Some of the utility’s generating units are restricted by conditions written into existing environmental permits – limits on how much power those units can produce under normal operating circumstances. With unusually high demand forecast for the region, Duke Energy determined that those permit-capped units represented a meaningful gap between available supply and anticipated load.
Without relief, the utility warned it may not have sufficient generation to meet demand. The consequence, stated plainly in the application, could be forced load curtailment — the industry term for deliberately reducing power to customers to prevent a broader, uncontrolled grid failure. In practical terms: blackouts.
Order Aims to Reduce Blackout Risk for Carolinas Customers
The DOE framed the order around a single core goal: mitigating the risk of unnecessary blackouts driven by high temperatures and elevated load forecasts. The word “unnecessary” carries weight, signaling that the agency viewed the potential outages as avoidable with the right intervention.
Secretary of Energy Chris Wright stated that maintaining affordable, reliable, and secure power in the Duke Energy service territory is “non-negotiable”. The order functioned as a temporary bridge, allowing Duke Energy to close the gap between what its permitted capacity would normally allow and what peak demand is expected to require. Once the order expires at 10:00 PM ET on June 12, normal permit restrictions resume. The relief is strictly limited to the emergency window and does not permanently alter any environmental permit.
Section 202(c) Orders: How the Emergency Authority Works
Section 202(c) of the Federal Power Act gives the DOE authority to direct electricity generators to operate during emergencies that threaten grid reliability — a provision that exists precisely for situations where normal regulatory constraints could prevent utilities from meeting critical demand.
Such orders are typically short-term, tied to specific emergency conditions and set to expire once those conditions pass.
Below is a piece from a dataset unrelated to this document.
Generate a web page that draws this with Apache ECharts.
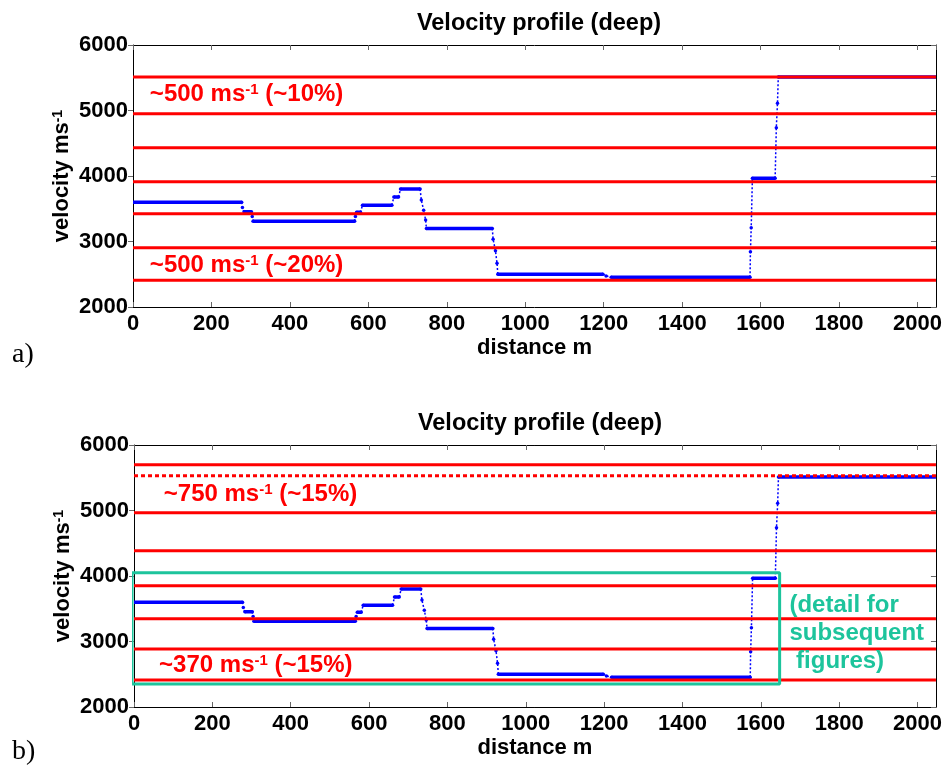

The authority has been used in prior heat events and supply emergencies to temporarily lift normal operating restrictions on generators, which is the same mechanism applied here.
The current order also fits within a broader policy posture. On his first day in office, President Trump declared a national energy emergency, citing what the administration described as growing grid vulnerability. Secretary Wright referenced that declaration in his statement, framing the Duke Energy order as consistent with the administration’s stated commitment to grid security.
Environmental Limits Could Prevent Demand Being Met
The DOE’s June 11 emergency order is a short-term, targeted intervention. It authorizes Duke Energy Carolinas and Duke Energy Progress to run specified units at maximum output through the evening of June 12, 2026, regardless of permit-level restrictions that would otherwise apply.
Duke Energy requested the order after determining that environmental permit limits on certain units could prevent it from meeting forecast demand — and that load curtailment, meaning blackouts, was a real possibility without relief.
No environmental permit is permanently changed by this order. It suspends applicable restrictions for a defined 30-hour window, after which standard operating and permitting rules return. The authority behind it — Section 202(c) of the Federal Power Act — is a long-standing emergency tool available to federal regulators when grid reliability is at risk.